### JOB
Pull every line containing "this" from the entries.

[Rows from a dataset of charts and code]
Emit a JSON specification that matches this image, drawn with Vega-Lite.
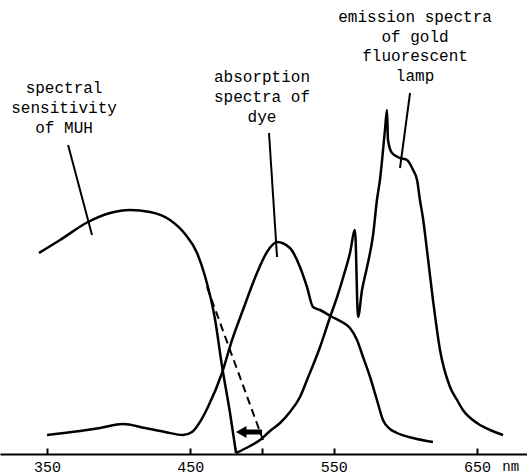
{
  "$schema": "https://vega.github.io/schema/vega-lite/v6.json",
  "width": 527,
  "height": 476,
  "padding": 0,
  "autosize": {"type": "none"},
  "background": "white",
  "config": {"view": {"stroke": null}},
  "datasets": {
    "curves": [
      {"series": "MUH", "nm": 344.4, "h": 201},
      {"series": "MUH", "nm": 359.1, "h": 214},
      {"series": "MUH", "nm": 378.6, "h": 232},
      {"series": "MUH", "nm": 394.0, "h": 241},
      {"series": "MUH", "nm": 407.9, "h": 244},
      {"series": "MUH", "nm": 421.9, "h": 242},
      {"series": "MUH", "nm": 435.8, "h": 234},
      {"series": "MUH", "nm": 446.3, "h": 220},
      {"series": "MUH", "nm": 454.7, "h": 201},
      {"series": "MUH", "nm": 460.2, "h": 178},
      {"series": "MUH", "nm": 467.2, "h": 135},
      {"series": "MUH", "nm": 472.1, "h": 88},
      {"series": "MUH", "nm": 477.7, "h": 41},
      {"series": "MUH", "nm": 481.9, "h": 1},
      {"series": "dye", "nm": 350.0, "h": 19},
      {"series": "dye", "nm": 373.0, "h": 23},
      {"series": "dye", "nm": 387.0, "h": 26},
      {"series": "dye", "nm": 403.0, "h": 30},
      {"series": "dye", "nm": 418.4, "h": 26},
      {"series": "dye", "nm": 432.3, "h": 22},
      {"series": "dye", "nm": 444.9, "h": 19},
      {"series": "dye", "nm": 451.2, "h": 22},
      {"series": "dye", "nm": 456.7, "h": 32},
      {"series": "dye", "nm": 462.3, "h": 47},
      {"series": "dye", "nm": 472.1, "h": 81},
      {"series": "dye", "nm": 479.1, "h": 114},
      {"series": "dye", "nm": 486.7, "h": 144},
      {"series": "dye", "nm": 496.5, "h": 181},
      {"series": "dye", "nm": 503.5, "h": 202},
      {"series": "dye", "nm": 510.5, "h": 212},
      {"series": "dye", "nm": 519.5, "h": 206},
      {"series": "dye", "nm": 526.5, "h": 187},
      {"series": "dye", "nm": 531.4, "h": 167},
      {"series": "dye", "nm": 535.6, "h": 147},
      {"series": "dye", "nm": 540.5, "h": 144},
      {"series": "dye", "nm": 548.9, "h": 137},
      {"series": "dye", "nm": 555.8, "h": 132},
      {"series": "dye", "nm": 561.4, "h": 126},
      {"series": "dye", "nm": 566.3, "h": 114},
      {"series": "dye", "nm": 570.5, "h": 97},
      {"series": "dye", "nm": 575.4, "h": 77},
      {"series": "dye", "nm": 580.2, "h": 54},
      {"series": "dye", "nm": 584.4, "h": 34},
      {"series": "dye", "nm": 589.3, "h": 25},
      {"series": "dye", "nm": 594.2, "h": 21},
      {"series": "dye", "nm": 605.4, "h": 16},
      {"series": "dye", "nm": 619.3, "h": 12},
      {"series": "lamp", "nm": 481.9, "h": 1},
      {"series": "lamp", "nm": 491.6, "h": 8},
      {"series": "lamp", "nm": 498.6, "h": 14},
      {"series": "lamp", "nm": 505.6, "h": 23},
      {"series": "lamp", "nm": 512.6, "h": 31},
      {"series": "lamp", "nm": 519.5, "h": 42},
      {"series": "lamp", "nm": 526.5, "h": 57},
      {"series": "lamp", "nm": 531.4, "h": 74},
      {"series": "lamp", "nm": 540.5, "h": 107},
      {"series": "lamp", "nm": 547.5, "h": 137},
      {"series": "lamp", "nm": 552.4, "h": 157},
      {"series": "lamp", "nm": 556.5, "h": 176},
      {"series": "lamp", "nm": 561.4, "h": 201},
      {"series": "lamp", "nm": 564.9, "h": 224},
      {"series": "lamp", "nm": 567.0, "h": 137},
      {"series": "lamp", "nm": 569.8, "h": 164},
      {"series": "lamp", "nm": 573.3, "h": 187},
      {"series": "lamp", "nm": 577.5, "h": 219},
      {"series": "lamp", "nm": 580.2, "h": 254},
      {"series": "lamp", "nm": 582.3, "h": 274},
      {"series": "lamp", "nm": 585.8, "h": 324},
      {"series": "lamp", "nm": 587.2, "h": 344},
      {"series": "lamp", "nm": 587.9, "h": 314},
      {"series": "lamp", "nm": 590.7, "h": 301},
      {"series": "lamp", "nm": 596.3, "h": 296},
      {"series": "lamp", "nm": 601.2, "h": 294},
      {"series": "lamp", "nm": 605.4, "h": 284},
      {"series": "lamp", "nm": 608.2, "h": 274},
      {"series": "lamp", "nm": 610.2, "h": 254},
      {"series": "lamp", "nm": 612.3, "h": 236},
      {"series": "lamp", "nm": 615.1, "h": 204},
      {"series": "lamp", "nm": 619.3, "h": 154},
      {"series": "lamp", "nm": 624.2, "h": 104},
      {"series": "lamp", "nm": 631.2, "h": 67},
      {"series": "lamp", "nm": 636.1, "h": 54},
      {"series": "lamp", "nm": 640.2, "h": 44},
      {"series": "lamp", "nm": 650.0, "h": 31},
      {"series": "lamp", "nm": 659.1, "h": 24},
      {"series": "lamp", "nm": 668.2, "h": 19}
    ],
    "dashed": [
      {"series": "MUH original", "nm": 461.6, "h": 167},
      {"series": "MUH original", "nm": 500.7, "h": 14}
    ],
    "leaders": [
      {"series": "MUH", "nm": 364.7, "h": 309},
      {"series": "MUH", "nm": 381.4, "h": 219},
      {"series": "dye", "nm": 504.9, "h": 321},
      {"series": "dye", "nm": 510.5, "h": 197},
      {"series": "lamp", "nm": 596.3, "h": 286},
      {"series": "lamp", "nm": 603.3, "h": 361}
    ],
    "arrow": [
      {"nm": 500.0, "nm2": 486.0, "h": 22}
    ],
    "arrowhead": [
      {"nm": 485.5, "h": 22}
    ],
    "labels": [
      {"text": "spectral", "nm": 361.9, "h": 366},
      {"text": "sensitivity", "nm": 361.9, "h": 346},
      {"text": "of MUH", "nm": 361.9, "h": 326},
      {"text": "absorption", "nm": 500.0, "h": 377},
      {"text": "spectra of", "nm": 500.0, "h": 357},
      {"text": "dye", "nm": 500.0, "h": 337},
      {"text": "emission spectra", "nm": 606.8, "h": 437},
      {"text": "of gold", "nm": 606.8, "h": 417},
      {"text": "fluorescent", "nm": 606.8, "h": 398},
      {"text": "lamp", "nm": 606.8, "h": 378}
    ],
    "unit": [
      {"text": "nm", "nm": 673.5, "h": -13}
    ]
  },
  "encoding": {
    "x": {
      "field": "nm",
      "type": "quantitative",
      "scale": {"domain": [317.2, 684.9], "nice": false, "zero": false},
      "axis": {
        "orient": "bottom",
        "offset": -22,
        "values": [350, 450, 500, 550, 650],
        "labelExpr": "datum.value == 500 ? '' : datum.label",
        "format": "d",
        "domainColor": "black",
        "domainWidth": 2,
        "tickColor": "black",
        "tickWidth": 2,
        "tickSize": -6,
        "labelFont": "Liberation Mono",
        "labelFontSize": 15,
        "labelColor": "black",
        "labelPadding": 11,
        "grid": false,
        "title": null
      }
    },
    "y": {
      "field": "h",
      "type": "quantitative",
      "scale": {"domain": [-22, 454], "nice": false, "zero": false},
      "axis": null
    }
  },
  "layer": [
    {
      "data": {"name": "curves"},
      "mark": {"type": "line", "color": "black", "strokeWidth": 2.5, "interpolate": "monotone"},
      "encoding": {"detail": {"field": "series"}}
    },
    {
      "data": {"name": "dashed"},
      "mark": {"type": "line", "color": "black", "strokeWidth": 2, "strokeDash": [8, 5]},
      "encoding": {"detail": {"field": "series"}}
    },
    {
      "data": {"name": "leaders"},
      "mark": {"type": "line", "color": "black", "strokeWidth": 2},
      "encoding": {"detail": {"field": "series"}}
    },
    {
      "data": {"name": "arrow"},
      "mark": {"type": "rule", "color": "black", "strokeWidth": 5},
      "encoding": {"x2": {"field": "nm2"}}
    },
    {
      "data": {"name": "arrowhead"},
      "mark": {"type": "point", "shape": "triangle-left", "filled": true, "color": "black", "size": 150, "opacity": 1},
      "encoding": {}
    },
    {
      "data": {"name": "labels"},
      "mark": {"type": "text", "font": "Liberation Mono", "fontSize": 16, "color": "black", "align": "center", "baseline": "middle"},
      "encoding": {"text": {"field": "text"}}
    },
    {
      "data": {"name": "unit"},
      "mark": {"type": "text", "font": "Liberation Mono", "fontSize": 14, "color": "black", "align": "center", "baseline": "middle"},
      "encoding": {"text": {"field": "text"}}
    }
  ]
}
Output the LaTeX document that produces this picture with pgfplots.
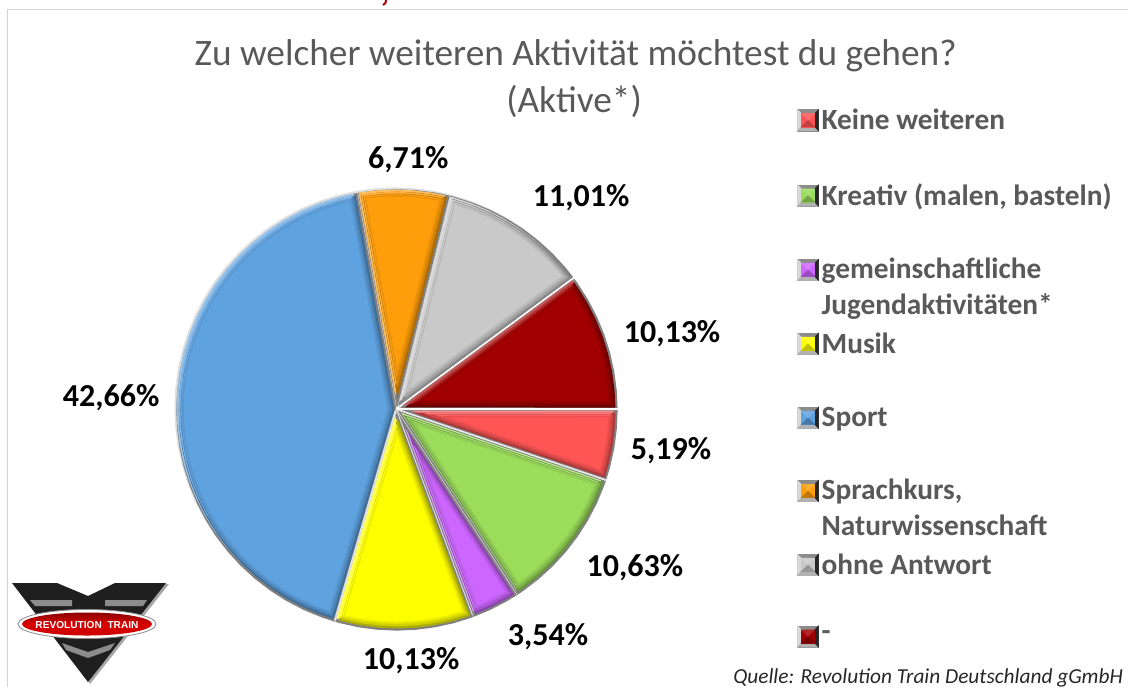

### EXPECTED ANSWER
Emit a JSON specification that matches this image, drawn with Vega-Lite.
Output the LaTeX document that produces this picture with pgfplots.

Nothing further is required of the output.